Vladimir Marinković (Владимир Маринковић; born 6 February 1976) is a politician in Serbia. He has served in the National Assembly of Serbia since 2012, initially as a member of the Social Democratic Party of Serbia (SDPS) and later as a member of the Serbian Progressive Party.

==Private life==
Marinković has been an associate professor at the Independent University of Banja Luka and at Megatrend University in Belgrade, where he has taught the fundamentals of management and human resource management.

==Politician==
Marinković was a candidate of the Strength of Serbia Movement in the parliamentary elections of 2007 and 2008. The party's electoral list did not cross the threshold to win representation in the assembly on either occasion.

He later joined the SDPS, which contested the 2012 Serbian parliamentary election as part of the Choice for a Better Life alliance led by the Democratic Party. Marinković received the fifty-first position on the alliance's list and was elected when the list won sixty-seven mandates. The SDPS subsequently joined a new administration led by Serbian Progressive Party and the Socialist Party of Serbia, and Marinković served as part of its parliamentary majority. He was chair of Serbia's parliamentary friendship group with the United Arab Emirates during his first term; in one interview, he spoke of the importance of improving Serbia's relations with other Gulf states, particularly Kuwait.

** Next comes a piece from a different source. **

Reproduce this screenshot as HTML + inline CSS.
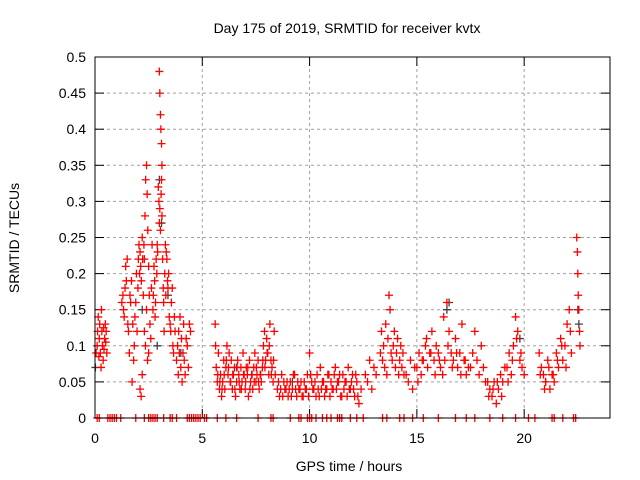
<!DOCTYPE html>
<html><head><meta charset="utf-8"><style>
html,body{margin:0;padding:0;background:#fff;}
svg{display:block;font-family:"Liberation Sans",sans-serif;}
</style></head><body>
<svg id="chart" width="640" height="480" viewBox="0 0 640 480">
<text x="347" y="33" font-size="14" text-anchor="middle" fill="#000">Day 175 of 2019, SRMTID for receiver kvtx</text>
<text x="349" y="471" font-size="14" text-anchor="middle" fill="#000">GPS time / hours</text>
<text transform="translate(19,238) rotate(-90)" font-size="14" text-anchor="middle" fill="#000">SRMTID / TECUs</text>
<g id="grid"></g>
<g id="ticks"></g>
<g id="gray"></g>
<g id="marks"></g>
<rect x="95" y="57" width="515" height="361" fill="none" stroke="#000" stroke-width="1"/>
</svg>
<script>
const xTicks = [0, 5, 10, 15, 20];
const yTicks = [0, 0.05, 0.1, 0.15, 0.2, 0.25, 0.3, 0.35, 0.4, 0.45, 0.5];
const yTickLabels = ["0","0.05","0.1","0.15","0.2","0.25","0.3","0.35","0.4","0.45","0.5"];
const hours = [
0.05,0.1,0.12,0.15,0.18,0.2,0.22,0.25,0.28,0.3,0.32,0.35,0.38,0.4,0.42,0.45,0.48,0.5,0.52,0.55,
1.25,1.3,1.33,1.36,1.4,1.43,1.46,1.5,1.53,1.56,1.6,1.63,1.66,1.7,1.73,1.76,1.8,1.83,1.86,1.9,1.93,1.96,2.0,
2.02,2.05,2.08,2.1,2.13,2.16,2.2,2.22,2.25,2.28,2.3,2.33,2.36,2.4,2.43,2.46,2.5,2.53,2.56,2.6,2.63,2.66,2.7,2.1,2.2,2.3,2.4,2.5,2.15,2.35,2.45,
2.72,2.75,2.78,2.8,2.82,2.85,2.88,2.9,2.92,2.95,2.98,3.0,3.02,3.05,3.08,3.1,3.12,3.15,3.18,3.2,3.22,3.25,3.28,3.3,3.0,3.02,3.05,3.07,3.1,3.12,
3.32,3.35,3.38,3.4,3.43,3.46,3.5,3.53,3.56,3.6,3.63,3.66,3.7,3.73,
3.8,3.85,3.88,3.9,3.93,3.96,4.0,4.03,4.06,4.1,4.13,4.16,4.2,4.25,4.3,4.35,4.4,4.45,
5.6,5.65,5.7,5.75,5.8,5.85,5.9,5.95,6.0,6.05,6.1,6.15,6.2,6.25,6.3,6.35,6.4,6.45,6.5,6.55,6.6,6.65,6.7,6.75,6.8,6.85,6.9,6.95,7.0,7.05,7.1,7.15,7.2,7.25,7.3,7.35,7.4,7.45,7.5,7.55,7.6,7.65,7.7,7.75,7.8,7.85,7.9,7.95,8.0,8.05,8.1,8.15,8.2,8.25,8.3,8.35,8.4,
5.62,5.72,5.82,5.92,6.02,6.12,6.22,6.32,6.42,6.52,6.62,6.72,6.82,6.92,7.02,7.12,7.22,7.32,7.42,7.52,7.62,7.72,7.82,7.92,8.02,8.12,8.22,8.32,
8.5,8.6,8.7,8.8,8.9,9.0,9.1,9.2,9.3,9.4,9.5,9.6,9.7,9.8,9.9,10.0,10.1,10.2,10.3,10.4,10.5,10.6,10.7,10.8,10.9,11.0,11.1,11.2,11.3,11.4,11.5,11.6,11.7,11.8,11.9,12.0,12.1,12.2,12.3,12.4,
8.55,8.65,8.75,8.85,8.95,9.05,9.15,9.25,9.35,9.45,9.55,9.65,9.75,9.85,9.95,10.05,10.15,10.25,10.35,10.45,10.55,10.65,10.75,10.85,10.95,11.05,11.15,11.25,11.35,11.45,11.55,11.65,11.75,11.85,11.95,12.05,12.15,12.25,
12.6,12.7,12.8,12.9,13.0,13.1,
13.3,13.35,13.4,13.45,13.5,13.55,13.6,13.65,13.7,13.75,13.8,13.85,13.9,13.95,14.0,14.05,14.1,14.15,14.2,14.25,14.3,14.35,14.4,
14.5,14.6,14.7,14.8,14.9,
15.0,15.1,15.2,15.3,15.4,15.5,15.6,15.7,15.8,15.9,16.0,16.1,16.2,16.3,16.4,16.5,16.6,16.7,16.8,16.9,17.0,17.1,17.2,17.3,17.4,15.05,15.25,15.45,15.65,15.85,16.05,16.25,16.45,16.65,16.85,17.05,17.25,
17.5,17.6,17.7,17.8,17.9,18.0,18.1,18.2,
18.3,18.4,18.5,18.6,18.7,18.8,18.9,19.0,19.1,18.35,18.55,18.75,18.95,
19.2,19.3,19.4,19.5,19.6,19.7,19.8,19.9,20.0,19.25,19.45,19.65,19.85,
20.7,20.8,20.9,21.0,21.1,21.2,21.3,21.4,21.5,21.6,21.7,21.8,21.9,22.0,22.1,22.2,20.75,20.95,21.15,21.35,21.55,21.75,21.95,22.15,
22.45,22.48,22.5,22.52,22.55,22.58,22.6
];
const tec = [
.09,.10,.12,.14,.085,.11,.13,.09,.07,.15,.12,.10,.08,.125,.095,.11,.13,.105,.12,.09,
.16,.17,.15,.14,.18,.21,.19,.22,.13,.12,.09,.17,.16,.19,.05,.13,.08,.10,.14,.16,.20,.12,.18,
.22,.24,.20,.23,.21,.19,.25,.22,.17,.24,.22,.28,.33,.35,.31,.26,.21,.17,.13,.11,.18,.24,.15,.04,.06,.12,.15,.09,.03,.10,.08,
.17,.21,.19,.14,.16,.22,.20,.24,.23,.32,.30,.27,.29,.26,.31,.33,.28,.22,.18,.16,.12,.20,.24,.17,.48,.45,.42,.40,.38,.35,
.23,.22,.19,.18,.20,.14,.13,.12,.16,.18,.10,.09,.14,.12,
.08,.10,.06,.12,.09,.14,.07,.11,.05,.09,.13,.08,.06,.11,.10,.07,.13,.12,
.13,.07,.05,.09,.04,.06,.03,.05,.08,.04,.07,.10,.06,.09,.05,.08,.04,.06,.07,.03,.05,.08,.06,.04,.07,.05,.09,.06,.04,.07,.06,.03,.08,.05,.06,.04,.07,.09,.05,.06,.08,.04,.06,.05,.07,.10,.12,.08,.11,.09,.06,.13,.08,.07,.05,.12,.06,
.10,.06,.05,.04,.06,.08,.07,.05,.06,.04,.07,.05,.04,.06,.05,.07,.04,.06,.05,.07,.05,.06,.08,.07,.09,.10,.06,.08,
.04,.03,.06,.05,.04,.03,.05,.04,.06,.03,.04,.05,.03,.04,.06,.09,.05,.04,.03,.04,.07,.05,.03,.04,.06,.05,.04,.07,.05,.06,.03,.04,.05,.07,.04,.06,.03,.05,.02,.04,
.05,.04,.03,.04,.05,.04,.03,.06,.04,.05,.04,.03,.05,.04,.03,.06,.04,.05,.06,.03,.04,.05,.04,.06,.03,.04,.06,.04,.05,.03,.06,.05,.03,.04,.05,.04,.06,.03,
.06,.05,.08,.04,.07,.06,
.09,.12,.08,.10,.07,.13,.06,.11,.17,.15,.09,.08,.10,.12,.07,.09,.11,.06,.08,.10,.07,.09,.06,
.06,.05,.08,.04,.07,
.07,.09,.06,.08,.10,.07,.09,.12,.08,.10,.09,.07,.06,.08,.16,.12,.09,.08,.11,.07,.09,.13,.08,.06,.07,.05,.08,.11,.09,.06,.08,.14,.10,.07,.09,.06,.08,
.07,.09,.12,.08,.06,.10,.07,.05,
.05,.04,.03,.05,.02,.04,.06,.05,.07,.03,.04,.05,.03,
.07,.09,.06,.10,.14,.12,.08,.07,.06,.05,.08,.11,.09,
.09,.07,.06,.05,.08,.04,.06,.05,.09,.07,.11,.08,.10,.13,.15,.09,.06,.04,.07,.06,.08,.10,.07,.12,
.25,.23,.20,.17,.15,.12,.10
];
const zeroHours = [0.1,0.2,0.6,0.7,0.8,0.9,1.0,1.2,1.9,2.3,2.5,2.6,2.7,2.8,2.9,3.2,3.5,3.6,3.8,4.3,4.4,4.5,4.6,4.7,4.8,4.9,5.1,5.2,5.7,6.1,6.6,7.6,8.2,8.3,9.1,9.5,9.6,9.9,10.0,10.1,10.3,10.6,10.8,11.0,11.3,11.4,11.5,11.9,12.2,12.5,13.4,13.6,14.2,14.4,14.8,15.3,16.0,16.8,17.3,17.7,18.4,19.0,19.6,20.2,20.5,21.3,21.4,21.8,22.3,22.4];
const grayHours = [0.02,2.2,2.9,3.0,3.1,3.4,4.0,6.6,9.2,16.4,16.5,19.8,21.0,22.5,22.55];
const grayTec = [0.07,0.15,0.1,0.33,0.27,0.17,0.09,0.07,0.05,0.15,0.16,0.11,0.05,0.15,0.13];

const L=95,R=610,T=57,B=418;
const xs = h => L + h/24*(R-L);
const ys = v => B - v/0.5*(B-T);
const NS="http://www.w3.org/2000/svg";
function mk(tag, attrs, parent){const e=document.createElementNS(NS,tag);for(const k in attrs)e.setAttribute(k,attrs[k]);parent.appendChild(e);return e;}
const grid=document.getElementById('grid'), ticks=document.getElementById('ticks');
yTicks.forEach((v,i)=>{
  const y=ys(v);
  if(i>0&&i<yTicks.length-1){const g=mk('line',{x1:L,x2:R,y1:y,y2:y,stroke:'#a0a0a0','stroke-dasharray':'3,3'},grid);
  
  }
  mk('line',{x1:L,x2:L+9,y1:y,y2:y,stroke:'#000'},ticks);
  mk('line',{x1:R-9,x2:R,y1:y,y2:y,stroke:'#000'},ticks);
  const t=mk('text',{x:L-9,y:y+5,'font-size':14,'text-anchor':'end'},ticks);
  t.textContent=yTickLabels[i];
  
  
});
xTicks.forEach(h=>{
  const x=xs(h);
  if(h>0){const g=mk('line',{x1:x,x2:x,y1:T,y2:B,stroke:'#a0a0a0','stroke-dasharray':'3,3'},grid);
  
  }
  mk('line',{x1:x,x2:x,y1:B,y2:B-9,stroke:'#000'},ticks);
  mk('line',{x1:x,x2:x,y1:T,y2:T+9,stroke:'#000'},ticks);
  const t=mk('text',{x:x,y:B+25,'font-size':14,'text-anchor':'middle'},ticks);
  t.textContent=String(h);
  
  
});
function plus(x,y,color,parent){
  const p=mk('path',{d:`M${x-4},${y}h8M${x},${y-4}v8`,stroke:color,'stroke-width':1.3,fill:'none'},parent);
  
  
}
const gray=document.getElementById('gray'), marks=document.getElementById('marks');
for(let i=0;i<Math.min(grayHours.length,grayTec.length);i++) plus(xs(grayHours[i]),ys(grayTec[i]),'#404040',gray);
for(let i=0;i<Math.min(hours.length,tec.length);i++) plus(xs(hours[i]),ys(tec[i]),'#ff0000',marks);
zeroHours.forEach(h=>plus(xs(h),ys(0),'#ff0000',marks));
</script>
</body></html>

The SDPS joined the Progressive Party's Aleksandar Vučić — Future We Believe In electoral list for the 2014 parliamentary election. Marinković received the fiftieth position on the list and was returned for a second term when the alliance won a landslide victory with 158 out of 250 mandates. He was selected as a deputy speaker of the assembly in April 2014; in this capacity, he held official diplomatic meetings with ambassadors from the United Arab Emirates and Qatar. In January 2016, he reported that negotiations had started for American companies to supply gas to Serbia via Krk in Croatia.

Marinković again received the fiftieth position on the Progressive Party's list in the 2016 election and was re-elected when the list won a second consecutive majority with 131 seats. He was once again selected as a deputy speaker of the assembly. He met with Belarusian information minister Liliya Ananich in October 2016 and was quoted in the Belarusian media as saying, "Serbia has a warm attitude towards Belarus and President Alexander Lukashenko."

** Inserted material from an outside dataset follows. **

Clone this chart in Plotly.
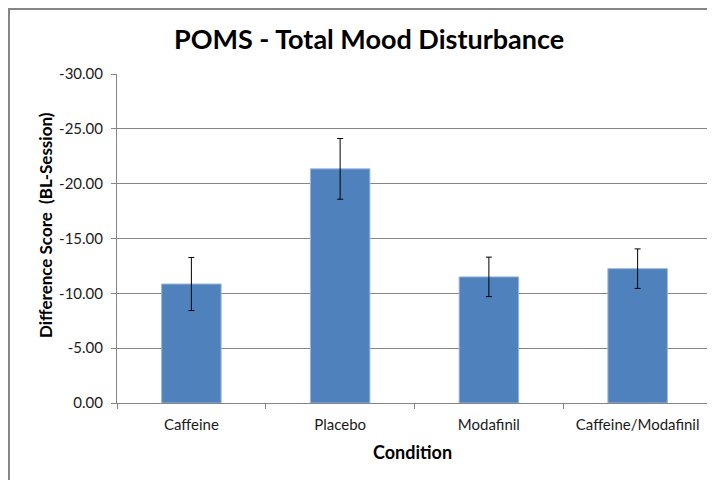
import plotly.graph_objects as go

conditions = ['Caffeine', 'Placebo', 'Modafinil', 'Caffeine/Modafinil']
diff_scores = [-10.85, -21.35, -11.5, -12.25]
error_sizes = [2.42, 2.77, 1.8, 1.8]
y_ticks = [0, -5, -10, -15, -20, -25, -30]
y_tick_labels = ['0.00', '-5.00', '-10.00', '-15.00', '-20.00', '-25.00', '-30.00']

fig = go.Figure()

fig.add_trace(go.Bar(
    x=conditions,
    y=diff_scores,
    marker_color='#4F81BD',
    marker_line=dict(color='#9BB7D9', width=1),
    width=0.4,
    error_y=dict(type='data', array=error_sizes, color='#000000', thickness=1, width=3),
))

axis_grey = '#868686'

fig.update_layout(
    width=715, height=480,
    margin=dict(l=109, r=11, t=66, b=85),
    paper_bgcolor='white',
    plot_bgcolor='white',
    showlegend=False,
    font=dict(family='Lato, Open Sans, sans-serif', color='#000000'),
    title=dict(
        text='<b>POMS - Total Mood Disturbance</b>',
        x=0.505, xanchor='center', y=0.935, yanchor='middle',
        font=dict(size=27, family='Lato, sans-serif', color='#000000'),
    ),
    xaxis=dict(
        tickfont=dict(size=15, color='#1a1a1a'),
        showline=True, linecolor=axis_grey, linewidth=1,
        ticks='outside', tickson='boundaries', ticklen=5, tickcolor=axis_grey,
        ticklabelstandoff=8,
        showgrid=False,
    ),
    yaxis=dict(
        range=[0, -30],
        tickvals=y_ticks,
        ticktext=y_tick_labels,
        tickfont=dict(size=15, color='#1a1a1a'),
        showline=True, linecolor=axis_grey, linewidth=1,
        ticks='outside', ticklen=5, tickcolor=axis_grey,
        ticklabelstandoff=5,
        showgrid=True, gridcolor=axis_grey, gridwidth=1,
        zeroline=False,
    ),
    annotations=[
        dict(text='<b>Difference Score  (BL-Session)</b>', xref='paper', yref='paper',
             x=-0.121, y=0.541, xanchor='center', yanchor='middle', textangle=-90,
             showarrow=False, font=dict(size=17, color='#000000')),
        dict(text='<b>Condition</b>', xref='paper', yref='paper',
             x=0.497, y=-0.149, xanchor='center', yanchor='middle',
             showarrow=False, font=dict(size=18, color='#000000')),
    ],
    shapes=[dict(
        type='rect', xref='paper', yref='paper',
        x0=-0.1815, x1=1.2, y0=-0.4, y1=1.1976,
        line=dict(color=axis_grey, width=2),
        fillcolor='rgba(0,0,0,0)', layer='above',
    )],
)

fig.write_html("out.html")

During the 2016–20 parliament, Marinković was a member of the parliamentary committee on the economy, regional development, trade, tourism, and energy; a member of the committee on the rights of the child; a deputy member of the committee on finance, state budget, and control of public spending; the chair of the subcommittee for the reports on audits conducted by the state audit institution; the leader of Serbia's parliamentary friendship groups with Guatemala, Iraq, Israel, Pakistan, and the Sovereign Military Order of Malta; and a member of the parliamentary friendship groups with South Korea, Ukraine, and the United States of America.

Marinković left the SDPS and joined the Progressive Party when the 2020 Serbian parliamentary election was called. He appeared in the forty-ninth position on Progressive-led Aleksandar Vučić — For Our Children list in the 2020 parliamentary election and was elected to a fourth term when the list won a landslide majority with 188 mandates.

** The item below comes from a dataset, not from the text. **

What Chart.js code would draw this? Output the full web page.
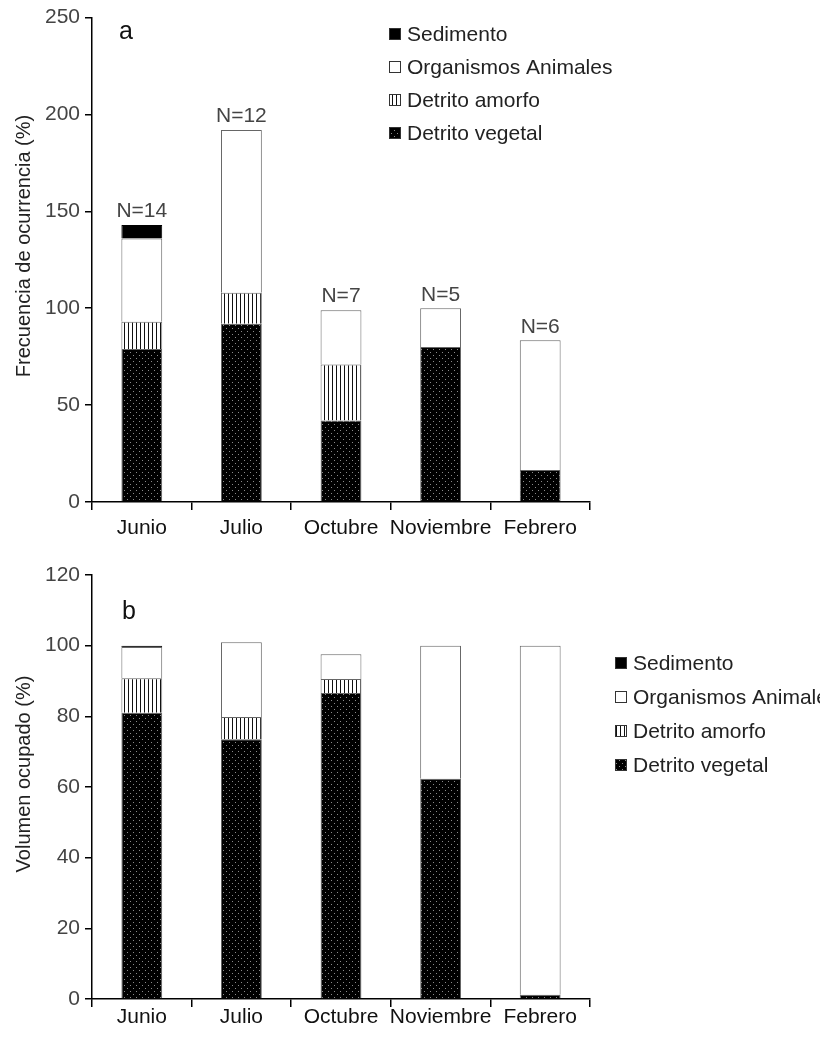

There were rumours that Marinković would be selected as speaker of the assembly after the 2020 election, but this did not occur. He is now a full member of the finance committee, a member of the European Union–Serbia stabilization and association committee, and a member of the subcommittee for the consideration of reports of audits conducted by the state audit institution, and he continues to lead Serbia's parliamentary friendship groups with Israel and the Sovereign Order of Malta.

In August 2020, Marinković was a participant in the American 2020 Democratic National Convention, which was held online due to the COVID-19 pandemic. He participated in panels on American foreign policy and the role of cyber security in the fight against terrorism.

Marinković has also been a member of the informal parliamentary green group. In 2014, he invited American companies to invest in Serbia's energy sector, particularly in the field of renewable energy resources.